Quick start
Core workflow
The typical agent loop is: snapshot the desktop, interpret the result, act on it.
# 1. see the desktop
deskctl --json snapshot --annotate
# 2. click a window by its ref
deskctl click @w1
# 3. type into the focused window
deskctl type "hello world"
# 4. press a key
deskctl press enter
The --annotate flag draws colored bounding boxes and @wN labels on the screenshot so agents can visually identify windows.
Window refs
Every snapshot assigns refs like @w1, @w2, etc. to each visible window, ordered top-to-bottom by stacking order.

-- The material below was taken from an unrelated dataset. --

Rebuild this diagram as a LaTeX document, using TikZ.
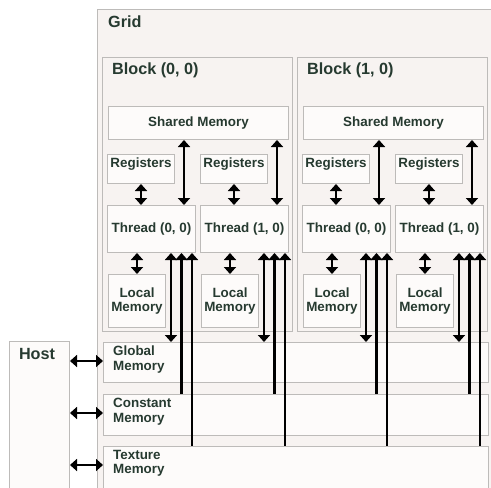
\documentclass[tikz,border=0pt]{standalone}
\usepackage{fontspec}
\setmainfont{Liberation Sans}
\usetikzlibrary{arrows.meta,calc}
\definecolor{txt}{HTML}{263A30}
\definecolor{edge}{HTML}{BDBBB9}
\definecolor{gridbg}{HTML}{F7F3F1}
\definecolor{boxbg}{HTML}{FDFBFA}
\begin{document}
\begin{tikzpicture}[x=1pt,y=-1pt,
  box/.style={draw=edge, fill=boxbg, line width=1pt, anchor=north west, inner sep=0pt},
  bg/.style={box, fill=gridbg},
  lbl/.style={text=txt, font=\bfseries\fontsize{13.4}{14.5}\selectfont, inner sep=0pt, align=center},
  title/.style={text=txt, font=\bfseries\fontsize{16.2}{18}\selectfont, inner sep=0pt, anchor=west},
  tipx/.tip={Triangle[width=12pt,length=7pt]},
  dbl/.style={line width=2.8pt, tipx-tipx},
  upa/.style={line width=2.8pt, tipx-}]
\useasboundingbox (0,0) rectangle (491,488);
\fill[white] (0,0) rectangle (491,488);
% grid
\node[bg, minimum width=400pt, minimum height=500pt] (grid) at (97,9) {};
\node[title] (gridl) at (108,22) {Grid};
% host
\node[box, fill=boxbg, minimum width=60pt, minimum height=160pt] (host) at (9,341) {};
\node[title, anchor=center] (hostl) at (37,354) {Host};
% memories
\node[box, minimum width=385pt, minimum height=40pt] (gm) at (103,342) {};
\node[box, minimum width=385pt, minimum height=41pt] (cm) at (103,394) {};
\node[box, minimum width=385pt, minimum height=42pt] (tm) at (103,446) {};
\node[lbl, anchor=north west, align=left] (gml) at (113,346) {Global\\Memory};
\node[lbl, anchor=north west, align=left] (cml) at (113,398) {Constant\\Memory};
\node[lbl, anchor=north west, align=left] (tml) at (113,450) {Texture\\Memory};
\draw[dbl] (host.east |- 0,361) -- (gm.west |- 0,361);
\draw[dbl] (host.east |- 0,413) -- (cm.west |- 0,413);
\draw[dbl] (host.east |- 0,465) -- (tm.west |- 0,465);
% blocks
\foreach \b/\dx in {0/0,1/195} {
  \node[bg, minimum width=190pt, minimum height=274pt] (blk\b) at (102+\dx,57) {};
  \node[title] (blkl\b) at (112+\dx,70) {Block (\b, 0)};
  \node[box, minimum width=180pt, minimum height=33pt] (sm\b) at (108+\dx,106) {};
  \node[lbl] (sml\b) at (sm\b.center) {Shared Memory};
  \foreach \t in {0,1} {
    \pgfmathsetmacro{\tx}{93*\t}
    \node[box, minimum width=67pt, minimum height=29pt] (reg\b\t) at (107+\dx+\tx,154) {};
    \node[lbl, anchor=north] (regl\b\t) at ($(reg\b\t.north)+(0,3.5)$) {Registers};
    \node[box, minimum width=88pt, minimum height=47pt] (thr\b\t) at (107+\dx+\tx,205) {};
    \node[lbl] (thrl\b\t) at (thr\b\t.center) {Thread (\t, 0)};
    \node[box, minimum width=57pt, minimum height=53pt] (loc\b\t) at (108+\dx+\tx,274) {};
    \node[lbl] (locl\b\t) at (loc\b\t.center) {Local\\Memory};
    \coordinate (s\b\t) at (184+\dx+\tx,0);
    \coordinate (a\b\t) at (171+\dx+\tx,0);
    \coordinate (c\b\t) at (181.5+\dx+\tx,0);
    \coordinate (d\b\t) at (192+\dx+\tx,0);
    \draw[dbl] (reg\b\t.south) -- (reg\b\t.south |- thr\b\t.north);
    \draw[dbl] (sm\b.south -| s\b\t) -- (thr\b\t.north -| s\b\t);
    \draw[dbl] (thr\b\t.south -| loc\b\t.north) -- (loc\b\t.north);
    \draw[dbl] (thr\b\t.south -| a\b\t) -- (gm.north -| a\b\t);
    \draw[upa] (thr\b\t.south -| c\b\t) -- (cm.north -| c\b\t);
    \draw[upa] (thr\b\t.south -| d\b\t) -- (tm.north -| d\b\t);
  }
}
\end{tikzpicture}
\end{document}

Use these refs anywhere a selector is expected:
deskctl click @w1
deskctl focus @w3
deskctl close @w2
You can also select windows by name (case-insensitive substring match):
deskctl focus "firefox"
deskctl close "terminal"
JSON output
Pass --json for machine-readable output. This is the primary mode for agent integrations:
deskctl --json snapshot
{
"success": true,
"data": {
"screenshot": "/tmp/deskctl-1234567890.png",
"windows": [
{
"ref_id": "w1",
"xcb_id": 12345678,
"title": "Firefox",
"app_name": "firefox",
"x": 0,
"y": 0,
"width": 1920,
"height": 1080,
"focused": true,
"minimized": false
}
]
}
}
Daemon lifecycle
The daemon starts automatically on the first command. It keeps the X11 connection alive so repeated calls are fast. You do not need to manage it manually.
# check if the daemon is running
deskctl daemon status
# stop it explicitly
deskctl daemon stop